### Objective
Write out the listing below without alteration, omitting its pictures.

╭──

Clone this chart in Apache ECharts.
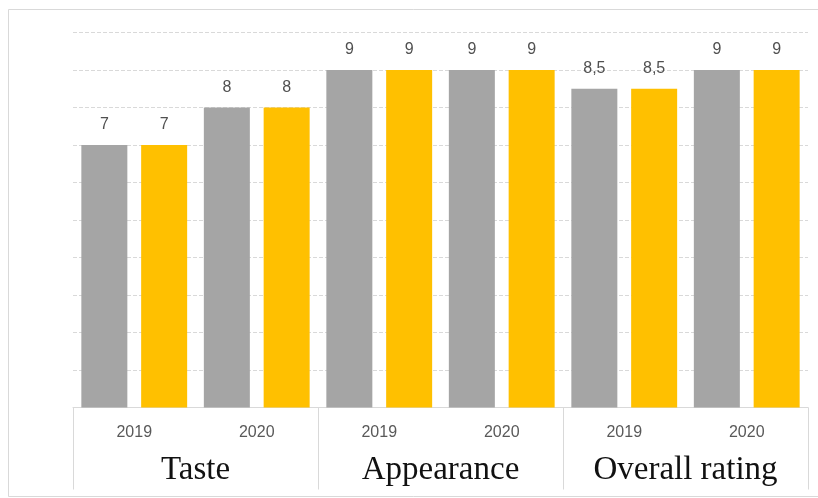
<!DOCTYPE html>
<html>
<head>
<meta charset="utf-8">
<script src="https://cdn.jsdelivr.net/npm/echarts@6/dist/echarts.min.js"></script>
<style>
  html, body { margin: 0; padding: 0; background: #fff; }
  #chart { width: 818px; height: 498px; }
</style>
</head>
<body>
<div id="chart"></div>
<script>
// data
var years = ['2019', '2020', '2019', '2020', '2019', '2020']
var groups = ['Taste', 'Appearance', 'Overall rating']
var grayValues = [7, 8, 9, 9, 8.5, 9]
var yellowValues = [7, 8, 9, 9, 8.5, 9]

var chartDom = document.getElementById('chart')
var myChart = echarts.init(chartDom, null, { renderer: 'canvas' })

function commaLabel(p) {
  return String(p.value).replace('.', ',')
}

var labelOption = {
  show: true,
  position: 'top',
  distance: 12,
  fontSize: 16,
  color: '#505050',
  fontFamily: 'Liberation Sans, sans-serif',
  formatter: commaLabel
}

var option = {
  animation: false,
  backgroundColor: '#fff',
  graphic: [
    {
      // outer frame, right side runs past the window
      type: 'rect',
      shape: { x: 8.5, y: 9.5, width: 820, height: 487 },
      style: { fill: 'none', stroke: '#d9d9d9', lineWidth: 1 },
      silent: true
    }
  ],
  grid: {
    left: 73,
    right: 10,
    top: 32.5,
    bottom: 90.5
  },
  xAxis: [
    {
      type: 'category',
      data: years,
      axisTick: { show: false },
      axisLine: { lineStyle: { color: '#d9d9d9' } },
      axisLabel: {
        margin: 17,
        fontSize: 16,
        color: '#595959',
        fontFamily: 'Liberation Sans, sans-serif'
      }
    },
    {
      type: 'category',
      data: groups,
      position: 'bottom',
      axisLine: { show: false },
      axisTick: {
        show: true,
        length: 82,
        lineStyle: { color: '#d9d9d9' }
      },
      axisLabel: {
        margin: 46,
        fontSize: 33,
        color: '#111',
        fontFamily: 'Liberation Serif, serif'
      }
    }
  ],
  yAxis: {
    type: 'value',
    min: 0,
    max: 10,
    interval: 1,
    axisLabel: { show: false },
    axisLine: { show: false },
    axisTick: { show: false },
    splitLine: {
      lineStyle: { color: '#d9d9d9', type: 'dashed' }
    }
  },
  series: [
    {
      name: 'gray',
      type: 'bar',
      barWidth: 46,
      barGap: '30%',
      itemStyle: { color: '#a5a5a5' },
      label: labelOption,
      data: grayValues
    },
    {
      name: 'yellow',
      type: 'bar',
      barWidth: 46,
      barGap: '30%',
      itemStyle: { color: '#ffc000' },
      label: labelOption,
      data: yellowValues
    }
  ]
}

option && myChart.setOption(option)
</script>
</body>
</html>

╰──

### Task answer
Clone this chart in Apache ECharts.
<!DOCTYPE html>
<html>
<head>
<meta charset="utf-8">
<script src="https://cdn.jsdelivr.net/npm/echarts@6/dist/echarts.min.js"></script>
<style>
  html, body { margin: 0; padding: 0; background: #fff; }
  #chart { width: 818px; height: 498px; }
</style>
</head>
<body>
<div id="chart"></div>
<script>
// data
var years = ['2019', '2020', '2019', '2020', '2019', '2020']
var groups = ['Taste', 'Appearance', 'Overall rating']
var grayValues = [7, 8, 9, 9, 8.5, 9]
var yellowValues = [7, 8, 9, 9, 8.5, 9]

var chartDom = document.getElementById('chart')
var myChart = echarts.init(chartDom, null, { renderer: 'canvas' })

function commaLabel(p) {
  return String(p.value).replace('.', ',')
}

var labelOption = {
  show: true,
  position: 'top',
  distance: 12,
  fontSize: 16,
  color: '#505050',
  fontFamily: 'Liberation Sans, sans-serif',
  formatter: commaLabel
}

var option = {
  animation: false,
  backgroundColor: '#fff',
  graphic: [
    {
      // outer frame, right side runs past the window
      type: 'rect',
      shape: { x: 8.5, y: 9.5, width: 820, height: 487 },
      style: { fill: 'none', stroke: '#d9d9d9', lineWidth: 1 },
      silent: true
    }
  ],
  grid: {
    left: 73,
    right: 10,
    top: 32.5,
    bottom: 90.5
  },
  xAxis: [
    {
      type: 'category',
      data: years,
      axisTick: { show: false },
      axisLine: { lineStyle: { color: '#d9d9d9' } },
      axisLabel: {
        margin: 17,
        fontSize: 16,
        color: '#595959',
        fontFamily: 'Liberation Sans, sans-serif'
      }
    },
    {
      type: 'category',
      data: groups,
      position: 'bottom',
      axisLine: { show: false },
      axisTick: {
        show: true,
        length: 82,
        lineStyle: { color: '#d9d9d9' }
      },
      axisLabel: {
        margin: 46,
        fontSize: 33,
        color: '#111',
        fontFamily: 'Liberation Serif, serif'
      }
    }
  ],
  yAxis: {
    type: 'value',
    min: 0,
    max: 10,
    interval: 1,
    axisLabel: { show: false },
    axisLine: { show: false },
    axisTick: { show: false },
    splitLine: {
      lineStyle: { color: '#d9d9d9', type: 'dashed' }
    }
  },
  series: [
    {
      name: 'gray',
      type: 'bar',
      barWidth: 46,
      barGap: '30%',
      itemStyle: { color: '#a5a5a5' },
      label: labelOption,
      data: grayValues
    },
    {
      name: 'yellow',
      type: 'bar',
      barWidth: 46,
      barGap: '30%',
      itemStyle: { color: '#ffc000' },
      label: labelOption,
      data: yellowValues
    }
  ]
}

option && myChart.setOption(option)
</script>
</body>
</html>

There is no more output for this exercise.